Definition
A specific paragraph in the Federal Aviation Regulations that sets the spin recovery and spin resistance certification standards for normal, utility, and acrobatic category airplanes. Section 23.221(a) establishes the requirements an airplane must meet during flight testing for the manufacturer to demonstrate acceptable spin characteristics, including the recovery procedure and the number of turns the airplane must be able to recover from within a specified amount of additional rotation.
Plain English
This is the FAA rule that says how an airplane must behave during a spin and how it must be able to recover, before it can be certified for sale. It is the legal standard the manufacturer had to meet to prove the airplane's spin behavior was acceptable.
Context Anchor
Seen in discussions about intentional spins, airplane certification, and whether a particular airplane is approved for spin training.
Derivation
CFR stands for Code of Federal Regulations, the official collection of U.S. federal rules. Title 14 covers Aeronautics and Space. Part 23 covers airworthiness standards for smaller airplanes. The number 23.221(a) is the address of one specific paragraph within that part: section 221, subsection (a). Reading it as an address makes it easy to find: Title 14, Part 23, Section 221, paragraph (a).
Why Pilots Care
It tells pilots which airplanes are approved for intentional spins and what recovery performance to expect during training.
Intuition Check
Do not read this as a flying procedure.
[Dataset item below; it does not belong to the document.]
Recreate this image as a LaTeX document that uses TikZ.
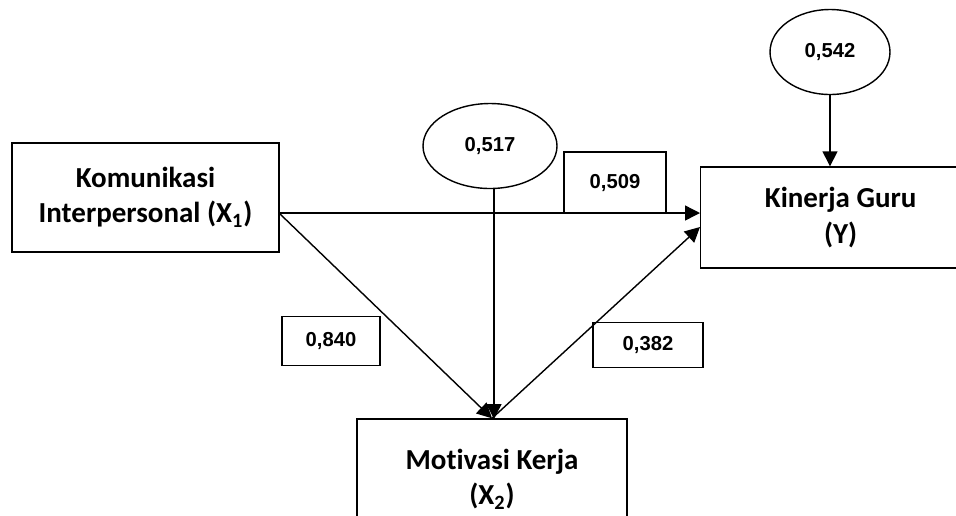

It is a regulation citation, not step-by-step spin recovery instructions.
Example Sentence 1
The Airplane Flying Handbook notes that spin recovery characteristics for the airplane were demonstrated during certification under 14 CFR part 23, section 23.221(a).
Example Sentence 2
Chapter 5 of the handbook cites 14 CFR part 23, section 23.221(a) to describe the recovery behavior expected from a certified trainer.